Auch geografisch ist der Erfindungsgeist in Deutschland sehr unterschiedlich verteilt, jedenfalls gemessen in Patentanmeldungen. Gerechnet auf die Einwohnerzahl werden im Süden die mit Abstand meisten neuen Patente registriert, in Baden-Württemberg und in Bayern. Darin spiegelt sich auch die traditionelle Struktur der deutschen Wirtschaft wieder: Im Süden der Republik sitzen besonders viele Autokonzerne, entwicklungsstarke Zulieferer wie Bosch und zahlreiche Maschinenbauer.
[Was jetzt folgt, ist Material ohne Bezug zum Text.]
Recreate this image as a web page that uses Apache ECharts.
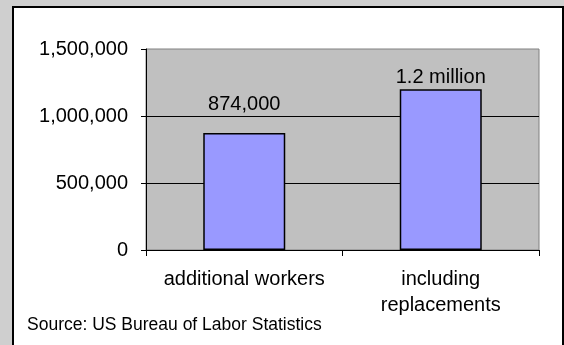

Ins Bild passt da auch, dass unter den Bundesländern auf Rang drei das Land Niedersachsen rangiert – mit dem VW-Stammwerk Wolfsburg.

Auf Landkreisebene zeigt sich ein ähnliches Bild: Spitzenreiter bei den Patentanmeldungen von Unternehmen ist hier Wolfsburg vor der Autometropole Stuttgart, dem Umland von Erlangen und dem Audi- Standort Ingolstadt. Ganz allgemein lässt sich sagen: Wo Deutschlands große Industrieriesen ihren Sitz haben, werden auch besonders viele Patente angemeldet, etwa in Ludwigshafen (Chemie) oder Jena (optische Industrie).
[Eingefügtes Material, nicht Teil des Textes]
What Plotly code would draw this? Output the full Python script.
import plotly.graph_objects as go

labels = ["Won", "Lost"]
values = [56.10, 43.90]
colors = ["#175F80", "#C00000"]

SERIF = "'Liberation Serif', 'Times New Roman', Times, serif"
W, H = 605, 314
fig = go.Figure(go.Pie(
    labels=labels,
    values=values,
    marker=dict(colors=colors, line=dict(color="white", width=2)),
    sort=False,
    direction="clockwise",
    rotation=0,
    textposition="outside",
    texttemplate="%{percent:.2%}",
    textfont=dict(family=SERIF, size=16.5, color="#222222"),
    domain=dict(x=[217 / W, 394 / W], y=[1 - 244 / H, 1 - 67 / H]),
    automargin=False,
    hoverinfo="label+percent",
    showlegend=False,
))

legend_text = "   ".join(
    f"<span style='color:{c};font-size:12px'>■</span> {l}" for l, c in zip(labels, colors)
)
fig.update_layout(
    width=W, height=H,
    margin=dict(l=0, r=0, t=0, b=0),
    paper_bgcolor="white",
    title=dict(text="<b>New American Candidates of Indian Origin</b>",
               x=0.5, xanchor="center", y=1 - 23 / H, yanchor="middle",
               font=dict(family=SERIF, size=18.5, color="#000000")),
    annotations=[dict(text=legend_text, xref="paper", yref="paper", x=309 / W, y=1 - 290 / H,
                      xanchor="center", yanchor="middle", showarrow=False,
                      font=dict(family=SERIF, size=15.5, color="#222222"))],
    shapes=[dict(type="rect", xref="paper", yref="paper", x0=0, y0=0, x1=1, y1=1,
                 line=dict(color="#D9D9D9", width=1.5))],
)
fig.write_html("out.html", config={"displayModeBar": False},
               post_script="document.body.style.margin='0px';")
In den kommenden Jahren könnten sich hier allerdings die Gewichte verschieben. Im Autobau werden elektrische Antriebstechniken wichtiger, während die Domäne der deutschen Ingenieure lange Verbrennungsmotoren waren. Auch geht die Zahl der Menschen mit mathematischen und naturwissenschaftlichen Fachkenntnissen immer weiter zurück, das verkleinere das Reservoir potenzieller Erfinder, sagt IW-Ökonom Oliver Koppel. Hinzu komme zudem die Patentkrise in einem der traditionellen Paradesektoren der deutschen Wirtschaft, dem Maschinenbau.
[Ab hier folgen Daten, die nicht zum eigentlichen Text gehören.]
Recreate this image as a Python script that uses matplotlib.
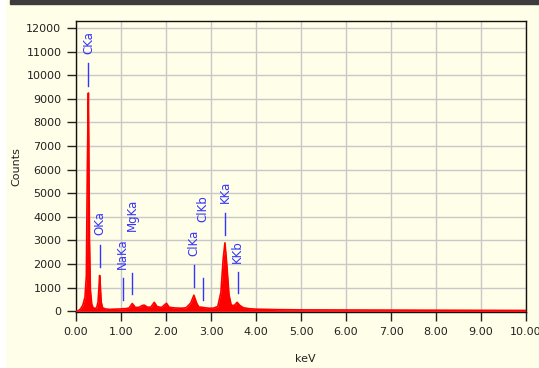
import matplotlib
matplotlib.use("Agg")
import matplotlib.pyplot as plt
from matplotlib.patches import Rectangle

# Spectrum (energy keV, counts)
energy = [0.00, 0.05, 0.10, 0.15, 0.20, 0.23, 0.25, 0.265, 0.275, 0.285, 0.30, 0.32, 0.35,
          0.38, 0.42, 0.46, 0.49, 0.51, 0.525, 0.54, 0.56, 0.59, 0.65, 0.75, 0.85, 1.00,
          1.04, 1.10, 1.18, 1.25, 1.32, 1.40, 1.48, 1.52, 1.58, 1.66, 1.74, 1.80, 1.90,
          2.01, 2.07, 2.20, 2.35, 2.45, 2.55, 2.62, 2.68, 2.73, 2.80, 2.86, 2.95, 3.05,
          3.15, 3.22, 3.27, 3.31, 3.35, 3.40, 3.45, 3.52, 3.58, 3.64, 3.72, 3.85, 4.00,
          4.50, 5.00, 6.00, 7.00, 8.00, 9.00, 10.00]
counts = [0, 20, 100, 250, 600, 1500, 5700, 8000, 9250, 7000, 3000, 900, 300,
          150, 120, 150, 400, 1000, 1520, 1100, 400, 150, 100, 80, 90, 100,
          110, 110, 140, 330, 160, 170, 250, 260, 180, 170, 380, 200, 160,
          340, 170, 140, 130, 150, 350, 680, 350, 180, 170, 150, 130, 130,
          200, 800, 2200, 2900, 2000, 700, 250, 250, 380, 250, 150, 110, 90,
          70, 60, 55, 50, 45, 40, 35]

# Peak markers
marker_names = ["CKa", "OKa", "NaKa", "MgKa", "ClKa", "ClKb", "KKa", "KKb"]
marker_energy = [0.277, 0.525, 1.041, 1.254, 2.622, 2.815, 3.313, 3.590]
marker_bottom = [9560, 1890, 480, 720, 1010, 480, 3240, 760]
marker_top = [10530, 2820, 1390, 1640, 1980, 1430, 4180, 1680]
label_base = [10900, 3240, 1810, 3410, 2360, 3790, 4590, 2060]

x_ticks = [0, 1, 2, 3, 4, 5, 6, 7, 8, 9, 10]
y_ticks = list(range(0, 12001, 1000))

bg = "#FFFEE8"
blue = "#3535FF"

plt.rcParams["font.family"] = ["DejaVu Sans"]
fig = plt.figure(figsize=(5.39, 3.68), dpi=100, facecolor=bg)
ax = fig.add_axes([76 / 539, 1 - 312 / 368, 450 / 539, 291 / 368])
ax.set_facecolor(bg)

# top dark strip and left white strip (screenshot remnants)
fig.patches.append(Rectangle((10 / 539, 1 - 4 / 368), 1, 4 / 368, transform=fig.transFigure,
                             color="#3c3c3c", zorder=0))
fig.patches.append(Rectangle((0, 0), 5 / 539, 1, transform=fig.transFigure,
                             color="white", zorder=0))

ax.fill_between(energy, counts, 0, color="red", linewidth=0, zorder=3)
ax.plot(energy, counts, color="red", linewidth=1.2, zorder=3)

for name, e, b, t, lb in zip(marker_names, marker_energy, marker_bottom, marker_top, label_base):
    ax.plot([e, e], [b, t], color=blue, linewidth=1.0, zorder=4)
    ax.text(e, lb, name, rotation=90, ha="center", va="bottom",
            color=blue, fontsize=8.5, zorder=4)

ax.set_xlim(0, 10)
ax.set_ylim(-30, 12300)
ax.set_xticks(x_ticks)
ax.set_xticklabels([f"{v:.2f}" for v in x_ticks])
ax.set_yticks(y_ticks)
ax.set_yticklabels([str(v) for v in y_ticks])
ax.tick_params(direction="out", length=6.5, width=1, labelsize=8, color="#222222",
               labelcolor="#222222", pad=4)
ax.grid(True, color="#c8c8c8", linewidth=1.0, zorder=0)
ax.set_axisbelow(True)
for s in ax.spines.values():
    s.set_color("#111111")
    s.set_linewidth(1.0)

ax.set_xlabel("keV", fontsize=8, color="#222222")
ax.xaxis.set_label_coords(0.509, -0.145)
ax.set_ylabel("Counts", fontsize=8, color="#222222")
ax.yaxis.set_label_coords(-0.122, 0.5)

fig.savefig("out.png", dpi=100, facecolor=bg)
Etwas anders sieht das Bild mit Blick auf die freien Erfinder auf, die Daniel Düsentriebe des Landes. Auf Ebene der Bundesländer liegt zwar auch hier der Süden bei den Patentanmeldungen weit vorn. Doch die Hochburg der privaten Tüftler im Süden und Südwesten sind nicht die Landeshauptstädte. Die meisten Patente melden Privatleute in mittleren und kleineren Städten an, in Sigmaringen zum Beispiel, Bad Tölz oder Mühldorf am Inn.

Bundesweit werden diese Regionen gleichwohl von einem anderen Landstrich in den Schatten gestellt: Nirgendwo in Deutschland werden mehr private Patente angemeldet als im Kyffhäuserkreis in Thüringen. Allerdings: Laut der IW-Patentdatenbank ist dieser Spitzenwert Folge eines einzigen, sehr emsigen Erfinders.